Overview
There is not a whole lot of work in this lab. It's mainly about trying out some software.
- Try Microsoft's SQL injection and XSS labs
- Try tampering with HTTP headers with Firefox
- Install and have a look at WebScarab
- Try some web vulnerability scanning
A. Microsoft's virtual labs
These exercises can only be completed in Internet Explorer and require the installation of an Active X control. The lab machines in L1.28 have the Active X control installed already so you should be able to use them. Alternatively, install the Active X control on your own machine. You will find the Microsoft security labs here.
B. Firefox tamper data
Add the tamper data plug-in to your Firefox installation and use it to verify you can use to modify HTTP header parameters in transit. You'll get it here.
C. WebScarab
Download and install WebScarab (for simplicity make sure you download the self-contained version) from here.
This is a handy tool and worth learning to use. Among other things it can act as a proxy between your web browser and the web. All traffic to and from your browser is intercepted and held until you decide to pass it on. You can view and manipulate all form data, cookies, hidden fields etc. en route.

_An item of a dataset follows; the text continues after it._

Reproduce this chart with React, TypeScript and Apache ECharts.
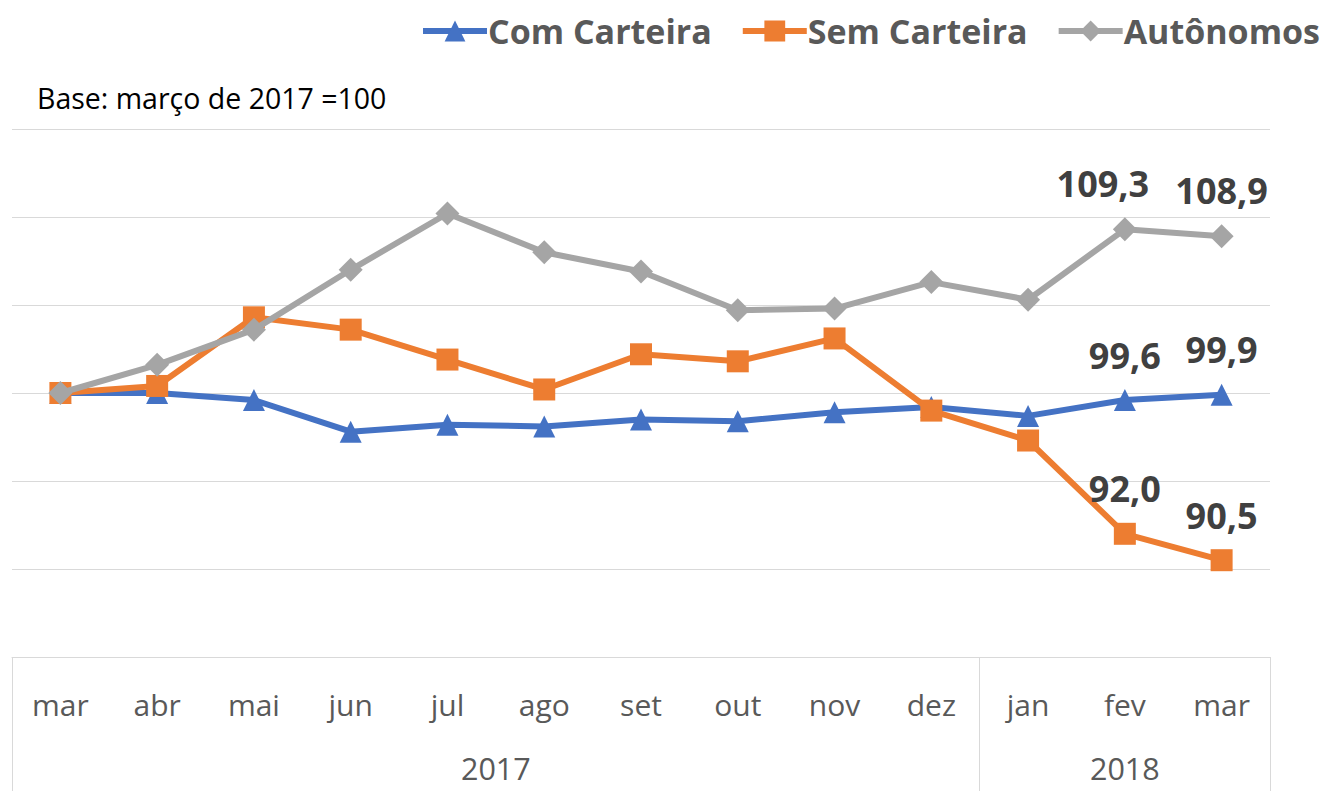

It contains a lot of functionality so here's a a Getting Started page.
To launch WebScarab, do the following (note the path to the newer version of Java, using the older/default Java installation can cause problems):
$ /usr/local/jdk1.6.0_02/bin/java -jar ./webscarab-selfcontained-[numbers].jar &
Once it is up and running:
- Use the Tools menu to have WebScarab use the School's proxy server and change your browser's settings to use localhost:8008 as its proxy server as this is where WebScarab is waiting
- You may have to use an alternative browser to Firefox e.g. Konqueror as Firefox's proxy settings may be hard-coded
- Under Tools select the full interface and restart so you can access all of the functions WebScarab offers
- When intercepting traffic specify a regular expression to filter by or it becomes unusable for sites that contain lots of embedded content that cause a flood of HTTP requests
After picking some web site to look at you could try investigating: where the session ID kept, whether it changes after login, its randomness (there is a session ID analyser in WebScarab, you can use it to download e.g. 1000 session IDs and check for patterns).
D. Nikto
Last up is a web server vulnerability scanner. Download it it from here and point it at a web server and see what it says. It is usually used as part of the Nessus suite of vulnerability analysis tools but here we try it on its own.